Sir Keir Starmer: From high-flying barrister to the brink of Number 10 – what you need to know about the Labour leader

Sir Keir Starmer was elected leader of the Labour Party in 2020 after its worst general election defeat since 1935.
The result triggered a Labour leadership election, in which Sir Keir emerged as the clear frontrunner. He replaced Jeremy Corbyn, who had led the party since 2015.
Sir Keir has made it his mission to drag the Labour Party back to the centre and make it “electable” again, in a project that has won him both praise and criticism.
A key part of changing Labour for Sir Keir has been tackling the antisemitism problem that existed under Mr Corbyn’s leadership – something he promised to “tear out by its roots”.
Almost four years into the role, opinion polls point to him being the country’s next prime minister after the general election.
Early life
Sir Keir was born in Southwark, south London on 2 September 1962.
It has been widely reported he is named after Keir Hardie, the founder of the Labour Party and its first leader (1906-1908).
However, a 2021 biography of Sir Keir notes he said in a 2015 interview that he had no evidence for this, as he had never spoken to his parents about it.
With three other siblings, he grew up in “pebble-dash semi” in Oxted, a small town in Surrey, where his father Rodney was a toolmaker and his mother Josephine worked as a nurse in the NHS.

The Labour leader has described how his mother suffered from Still’s disease, a rare type of inflammatory arthritis that meant she was unable to walk, talk or eat.
She died in 2015 – just a few weeks after he was elected as the Labour MP for Holborn and St Pancras.
Sir Keir has described his relationship with his father, who died three years later in 2018, as “distant” and has said he regrets not having a closer bond with him.

He has frequently spoken about how his father felt disrespected because of his occupation, something that has driven his desire for a sense of “respect” in society.
Sir Keir adopted his parents’ politics and joined the Labour Party as a teenager.
After leaving Reigate Grammar School – where contemporaries included Norman Cook (aka Fatboy Slim) and Andrew Cooper, who later became a Tory peer and director of strategy to Lord David Cameron – he studied law at Leeds University.
He was the first member of his family to go to university, and also gained a postgraduate degree at Oxford.
Legal career
The Labour leader has spoken about how he realised that law and justice was a place to effect social change.
After leaving university, Sir Keir emerged as an ideological lawyer on the left.
He helped set up and edit Socialist Alternatives, a radical left-wing journal that has been described as Trotskyite – and which he jokingly has said “only sold about five copies”.
In 1987, he began working as a barrister specialising in human rights, before going on to be head of the Crown Prosecution Service and director of public prosecutions (DPP) from 2008 to 2013.
During his high-profile career, he undertook work including the high-profile McLibel case.
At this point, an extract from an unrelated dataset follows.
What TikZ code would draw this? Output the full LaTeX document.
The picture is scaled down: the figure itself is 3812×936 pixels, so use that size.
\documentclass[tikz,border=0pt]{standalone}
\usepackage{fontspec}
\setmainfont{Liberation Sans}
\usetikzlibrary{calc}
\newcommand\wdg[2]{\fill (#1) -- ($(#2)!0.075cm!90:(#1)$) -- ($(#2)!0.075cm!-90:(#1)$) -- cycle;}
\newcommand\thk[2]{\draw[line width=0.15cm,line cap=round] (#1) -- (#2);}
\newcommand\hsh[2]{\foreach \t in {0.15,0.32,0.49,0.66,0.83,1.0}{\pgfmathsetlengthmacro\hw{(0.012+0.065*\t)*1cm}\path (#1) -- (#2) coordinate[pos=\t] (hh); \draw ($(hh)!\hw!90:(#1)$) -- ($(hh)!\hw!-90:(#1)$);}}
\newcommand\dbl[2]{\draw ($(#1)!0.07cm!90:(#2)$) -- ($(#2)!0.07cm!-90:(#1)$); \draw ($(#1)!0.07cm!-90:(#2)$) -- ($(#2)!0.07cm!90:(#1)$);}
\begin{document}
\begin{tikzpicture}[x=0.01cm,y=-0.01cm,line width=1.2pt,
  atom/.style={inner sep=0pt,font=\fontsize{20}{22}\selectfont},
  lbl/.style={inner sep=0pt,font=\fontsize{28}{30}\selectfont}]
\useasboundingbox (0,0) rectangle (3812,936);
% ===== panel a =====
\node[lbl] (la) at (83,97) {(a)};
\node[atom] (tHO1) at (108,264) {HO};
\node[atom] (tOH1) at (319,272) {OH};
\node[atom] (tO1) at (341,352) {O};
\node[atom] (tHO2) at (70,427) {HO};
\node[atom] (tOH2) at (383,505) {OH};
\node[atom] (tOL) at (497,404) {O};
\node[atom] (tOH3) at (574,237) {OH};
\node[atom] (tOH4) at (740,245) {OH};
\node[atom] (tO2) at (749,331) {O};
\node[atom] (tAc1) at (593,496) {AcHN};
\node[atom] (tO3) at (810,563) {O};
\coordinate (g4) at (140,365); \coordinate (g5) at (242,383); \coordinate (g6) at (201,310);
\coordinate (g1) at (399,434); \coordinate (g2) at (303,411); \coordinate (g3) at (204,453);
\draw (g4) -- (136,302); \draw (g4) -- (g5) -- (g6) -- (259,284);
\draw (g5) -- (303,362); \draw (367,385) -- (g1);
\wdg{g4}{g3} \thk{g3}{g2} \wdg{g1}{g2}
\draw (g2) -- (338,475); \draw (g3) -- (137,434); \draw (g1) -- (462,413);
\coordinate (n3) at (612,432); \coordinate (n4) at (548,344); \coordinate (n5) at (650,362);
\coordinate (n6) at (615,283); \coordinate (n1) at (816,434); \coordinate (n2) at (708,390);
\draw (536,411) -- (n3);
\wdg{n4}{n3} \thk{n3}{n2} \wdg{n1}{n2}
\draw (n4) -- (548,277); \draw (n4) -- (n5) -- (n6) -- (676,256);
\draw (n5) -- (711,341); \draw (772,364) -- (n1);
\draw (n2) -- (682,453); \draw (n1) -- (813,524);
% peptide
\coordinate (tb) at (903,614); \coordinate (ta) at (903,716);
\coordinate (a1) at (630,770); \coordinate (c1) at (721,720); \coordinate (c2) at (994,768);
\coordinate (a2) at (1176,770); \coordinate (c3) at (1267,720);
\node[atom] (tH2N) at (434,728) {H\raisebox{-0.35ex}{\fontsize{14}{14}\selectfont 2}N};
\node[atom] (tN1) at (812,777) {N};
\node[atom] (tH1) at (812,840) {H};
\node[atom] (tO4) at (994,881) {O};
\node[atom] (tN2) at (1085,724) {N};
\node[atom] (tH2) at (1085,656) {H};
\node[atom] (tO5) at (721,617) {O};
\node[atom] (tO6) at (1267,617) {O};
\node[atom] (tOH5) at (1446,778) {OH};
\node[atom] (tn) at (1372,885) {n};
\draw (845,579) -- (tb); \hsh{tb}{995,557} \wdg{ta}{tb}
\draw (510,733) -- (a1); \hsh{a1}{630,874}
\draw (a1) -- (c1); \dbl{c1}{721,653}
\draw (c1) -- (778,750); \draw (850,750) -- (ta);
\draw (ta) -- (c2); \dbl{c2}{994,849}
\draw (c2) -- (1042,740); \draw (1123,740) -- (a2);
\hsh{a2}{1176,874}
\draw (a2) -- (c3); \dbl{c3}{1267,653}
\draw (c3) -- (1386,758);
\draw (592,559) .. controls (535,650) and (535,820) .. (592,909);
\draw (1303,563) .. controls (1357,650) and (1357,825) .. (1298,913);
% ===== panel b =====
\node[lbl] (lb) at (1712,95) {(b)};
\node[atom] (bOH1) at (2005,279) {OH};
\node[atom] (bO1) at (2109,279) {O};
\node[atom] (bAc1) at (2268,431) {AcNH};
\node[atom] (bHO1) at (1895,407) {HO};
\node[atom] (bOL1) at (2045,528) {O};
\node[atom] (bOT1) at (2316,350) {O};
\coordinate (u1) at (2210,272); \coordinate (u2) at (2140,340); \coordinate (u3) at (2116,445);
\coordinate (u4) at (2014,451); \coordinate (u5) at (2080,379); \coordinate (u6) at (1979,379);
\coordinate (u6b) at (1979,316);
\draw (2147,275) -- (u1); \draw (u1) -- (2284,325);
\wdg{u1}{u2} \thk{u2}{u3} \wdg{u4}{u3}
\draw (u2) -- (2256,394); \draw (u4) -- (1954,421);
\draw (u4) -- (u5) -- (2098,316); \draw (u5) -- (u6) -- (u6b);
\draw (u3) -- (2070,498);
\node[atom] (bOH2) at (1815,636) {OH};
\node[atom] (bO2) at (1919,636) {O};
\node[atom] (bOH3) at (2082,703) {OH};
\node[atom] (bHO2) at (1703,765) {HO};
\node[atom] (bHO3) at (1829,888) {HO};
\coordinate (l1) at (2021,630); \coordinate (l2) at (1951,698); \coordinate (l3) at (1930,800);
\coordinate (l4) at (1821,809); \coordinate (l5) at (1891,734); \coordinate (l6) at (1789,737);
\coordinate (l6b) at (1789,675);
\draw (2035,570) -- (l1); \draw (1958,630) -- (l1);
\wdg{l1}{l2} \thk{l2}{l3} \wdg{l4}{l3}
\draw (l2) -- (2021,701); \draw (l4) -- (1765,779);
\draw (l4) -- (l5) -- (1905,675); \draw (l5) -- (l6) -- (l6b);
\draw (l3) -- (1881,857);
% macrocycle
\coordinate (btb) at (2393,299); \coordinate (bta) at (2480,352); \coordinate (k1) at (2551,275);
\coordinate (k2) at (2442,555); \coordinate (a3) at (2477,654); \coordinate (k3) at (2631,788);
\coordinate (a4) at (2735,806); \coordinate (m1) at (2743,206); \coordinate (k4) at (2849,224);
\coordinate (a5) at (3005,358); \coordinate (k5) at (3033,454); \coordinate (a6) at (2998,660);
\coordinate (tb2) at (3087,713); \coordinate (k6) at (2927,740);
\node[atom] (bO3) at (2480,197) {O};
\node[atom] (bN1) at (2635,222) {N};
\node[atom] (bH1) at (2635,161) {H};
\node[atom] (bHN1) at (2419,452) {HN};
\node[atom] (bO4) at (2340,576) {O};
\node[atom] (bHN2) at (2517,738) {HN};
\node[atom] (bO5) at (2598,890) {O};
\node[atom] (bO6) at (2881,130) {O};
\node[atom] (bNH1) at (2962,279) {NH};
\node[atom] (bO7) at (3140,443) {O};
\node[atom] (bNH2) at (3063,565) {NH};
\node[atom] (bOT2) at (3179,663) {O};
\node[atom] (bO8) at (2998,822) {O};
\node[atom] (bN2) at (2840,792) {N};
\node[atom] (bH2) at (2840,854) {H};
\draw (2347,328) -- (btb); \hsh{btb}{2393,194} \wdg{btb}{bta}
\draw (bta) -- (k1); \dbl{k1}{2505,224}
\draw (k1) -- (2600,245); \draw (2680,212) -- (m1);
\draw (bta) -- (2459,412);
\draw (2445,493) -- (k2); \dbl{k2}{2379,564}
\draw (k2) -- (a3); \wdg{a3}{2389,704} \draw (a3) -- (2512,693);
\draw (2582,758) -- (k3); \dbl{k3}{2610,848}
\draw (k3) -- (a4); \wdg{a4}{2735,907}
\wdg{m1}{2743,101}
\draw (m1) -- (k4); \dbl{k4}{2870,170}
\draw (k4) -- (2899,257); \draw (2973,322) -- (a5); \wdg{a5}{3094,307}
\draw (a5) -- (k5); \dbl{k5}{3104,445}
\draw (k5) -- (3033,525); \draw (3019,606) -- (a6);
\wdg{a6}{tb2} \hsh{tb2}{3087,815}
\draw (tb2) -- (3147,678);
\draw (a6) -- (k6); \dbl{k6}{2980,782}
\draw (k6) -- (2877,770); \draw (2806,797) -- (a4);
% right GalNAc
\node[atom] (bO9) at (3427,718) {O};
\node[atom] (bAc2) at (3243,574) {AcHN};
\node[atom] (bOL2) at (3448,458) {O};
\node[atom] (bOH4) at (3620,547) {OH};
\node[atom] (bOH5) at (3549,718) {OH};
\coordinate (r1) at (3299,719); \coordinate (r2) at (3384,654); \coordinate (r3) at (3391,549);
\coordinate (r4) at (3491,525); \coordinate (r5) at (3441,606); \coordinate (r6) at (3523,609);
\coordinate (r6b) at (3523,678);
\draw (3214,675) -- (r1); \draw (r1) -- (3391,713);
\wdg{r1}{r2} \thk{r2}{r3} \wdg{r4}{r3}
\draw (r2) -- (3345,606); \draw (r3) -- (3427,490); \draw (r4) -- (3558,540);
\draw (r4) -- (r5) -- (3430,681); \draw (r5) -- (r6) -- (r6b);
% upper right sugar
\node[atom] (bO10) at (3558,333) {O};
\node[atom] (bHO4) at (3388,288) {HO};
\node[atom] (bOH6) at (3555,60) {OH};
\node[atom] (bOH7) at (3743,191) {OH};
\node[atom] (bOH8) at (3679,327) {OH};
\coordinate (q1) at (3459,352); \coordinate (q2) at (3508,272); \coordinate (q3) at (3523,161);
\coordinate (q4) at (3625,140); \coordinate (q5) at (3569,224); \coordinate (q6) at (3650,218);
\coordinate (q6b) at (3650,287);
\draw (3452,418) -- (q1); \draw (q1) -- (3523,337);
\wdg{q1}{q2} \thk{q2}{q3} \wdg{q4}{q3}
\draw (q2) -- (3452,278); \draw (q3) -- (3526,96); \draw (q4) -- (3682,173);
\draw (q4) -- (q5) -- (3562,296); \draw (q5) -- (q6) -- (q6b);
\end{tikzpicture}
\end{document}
Sir Keir provided free legal advice to Helen Steel and David Morris, whom McDonald’s sued for libel after they produced a pamphlet that was critical of the company.
Sir Keir also worked with the National Union of Mineworkers to prevent the Conservatives’ pit closures and offered free legal advice to protestors demonstrating against Margaret Thatcher’s poll tax.
One of the more quirky features of the Labour leader’s backstory is the rumour – since denied by author Helen Fielding – that he was the inspiration for the character of Mark Darcy in the Bridget Jones books.
While working as a lawyer, he met his wife, Victoria, who works for the NHS and whom he married in 2007.
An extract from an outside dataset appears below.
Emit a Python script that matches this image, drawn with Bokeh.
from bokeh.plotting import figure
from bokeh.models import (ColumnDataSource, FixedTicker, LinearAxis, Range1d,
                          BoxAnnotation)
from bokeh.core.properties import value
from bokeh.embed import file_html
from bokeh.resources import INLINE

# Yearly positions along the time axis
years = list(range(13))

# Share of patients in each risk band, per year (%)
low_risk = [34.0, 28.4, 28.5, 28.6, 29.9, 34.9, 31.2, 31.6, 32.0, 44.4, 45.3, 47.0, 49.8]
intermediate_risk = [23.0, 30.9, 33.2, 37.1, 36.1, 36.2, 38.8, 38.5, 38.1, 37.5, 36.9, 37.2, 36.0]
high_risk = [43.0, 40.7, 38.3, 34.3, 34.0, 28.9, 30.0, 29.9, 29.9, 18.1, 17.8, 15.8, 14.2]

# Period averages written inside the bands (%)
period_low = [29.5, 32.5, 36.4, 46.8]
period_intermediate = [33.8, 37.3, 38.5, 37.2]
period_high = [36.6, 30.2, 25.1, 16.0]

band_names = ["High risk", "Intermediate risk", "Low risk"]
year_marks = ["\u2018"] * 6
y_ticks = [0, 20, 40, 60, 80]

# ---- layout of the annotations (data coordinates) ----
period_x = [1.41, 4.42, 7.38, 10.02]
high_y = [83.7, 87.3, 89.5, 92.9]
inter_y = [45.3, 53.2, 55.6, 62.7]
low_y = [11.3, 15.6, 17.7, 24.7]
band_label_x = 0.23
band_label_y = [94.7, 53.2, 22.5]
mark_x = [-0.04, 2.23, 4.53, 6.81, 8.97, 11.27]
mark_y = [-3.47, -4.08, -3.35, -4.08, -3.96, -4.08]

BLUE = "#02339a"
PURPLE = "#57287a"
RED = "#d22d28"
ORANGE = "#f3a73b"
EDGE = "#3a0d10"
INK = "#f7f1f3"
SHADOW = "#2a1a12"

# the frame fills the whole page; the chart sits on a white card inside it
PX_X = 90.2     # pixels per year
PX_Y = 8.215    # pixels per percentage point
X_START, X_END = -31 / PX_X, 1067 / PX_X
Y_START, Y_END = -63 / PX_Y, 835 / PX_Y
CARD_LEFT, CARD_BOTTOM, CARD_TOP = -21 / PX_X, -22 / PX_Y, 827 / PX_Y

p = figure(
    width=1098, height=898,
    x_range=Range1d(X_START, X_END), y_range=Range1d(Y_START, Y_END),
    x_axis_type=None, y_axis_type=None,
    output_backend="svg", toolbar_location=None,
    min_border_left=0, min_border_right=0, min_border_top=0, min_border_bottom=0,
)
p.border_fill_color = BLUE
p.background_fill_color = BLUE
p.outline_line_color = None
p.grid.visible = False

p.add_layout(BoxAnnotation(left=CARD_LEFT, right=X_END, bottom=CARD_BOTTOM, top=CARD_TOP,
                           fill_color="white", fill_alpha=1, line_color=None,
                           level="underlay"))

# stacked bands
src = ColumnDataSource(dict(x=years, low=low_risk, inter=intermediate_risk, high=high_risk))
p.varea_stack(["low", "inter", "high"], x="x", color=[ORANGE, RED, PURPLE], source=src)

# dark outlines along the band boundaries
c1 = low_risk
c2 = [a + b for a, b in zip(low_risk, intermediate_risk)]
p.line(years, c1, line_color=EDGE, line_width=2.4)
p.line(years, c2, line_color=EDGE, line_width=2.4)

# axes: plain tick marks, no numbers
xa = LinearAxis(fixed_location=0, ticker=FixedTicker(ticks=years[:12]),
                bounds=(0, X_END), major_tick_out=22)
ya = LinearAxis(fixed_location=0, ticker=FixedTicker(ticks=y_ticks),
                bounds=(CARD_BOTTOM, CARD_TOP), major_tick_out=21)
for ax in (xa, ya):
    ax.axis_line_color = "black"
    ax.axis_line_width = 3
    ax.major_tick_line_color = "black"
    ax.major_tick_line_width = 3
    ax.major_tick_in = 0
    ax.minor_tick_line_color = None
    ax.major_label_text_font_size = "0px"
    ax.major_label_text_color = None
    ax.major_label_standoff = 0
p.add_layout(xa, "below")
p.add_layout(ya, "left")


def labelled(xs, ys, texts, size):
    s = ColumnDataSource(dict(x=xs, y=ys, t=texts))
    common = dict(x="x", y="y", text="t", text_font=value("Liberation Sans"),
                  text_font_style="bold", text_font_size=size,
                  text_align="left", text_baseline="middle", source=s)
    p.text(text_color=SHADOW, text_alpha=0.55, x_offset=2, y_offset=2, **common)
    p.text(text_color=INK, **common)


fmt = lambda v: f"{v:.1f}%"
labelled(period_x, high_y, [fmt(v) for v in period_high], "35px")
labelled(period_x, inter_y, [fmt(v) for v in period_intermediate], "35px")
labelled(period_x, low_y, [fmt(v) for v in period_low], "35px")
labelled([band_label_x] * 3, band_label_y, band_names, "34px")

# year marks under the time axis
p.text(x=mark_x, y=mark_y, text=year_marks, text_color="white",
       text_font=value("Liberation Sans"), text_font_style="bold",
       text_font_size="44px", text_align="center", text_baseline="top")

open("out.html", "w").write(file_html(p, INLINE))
Together they have two children, who attend Arsenal games with him, where he is a season ticket holder. He regularly plays five-a-side.

‘Sometimes you have to be ruthless’
Much has been made about Sir Keir’s transition from a more socialist past to his current centrist position
He has come in for criticism for dropping a number of leadership campaign pledges – including promises to increase income tax, nationalise most public services and scrap tuition fees.

But Sir Keir has said the country now finds itself in a “different financial position” because of the COVID-19 pandemic.
Conservative opponents have also sought to use his time as a senior member of Mr Corbyn’s shadow cabinet to question his judgement.
Sir Keir was shadow Brexit secretary for four years and was said to be a key figure in the formulation of the party’s second referendum policy that was part of its 2019 manifesto.

While socialist policies ran through his campaign to be Labour leader, it is the quest to change the party that has defined his time at the helm.
“Sometimes you have to be ruthless to be a good leader,” he has said.
“I changed the Labour Party. If I’m privileged enough to be given the opportunity, I’ll change the country too.”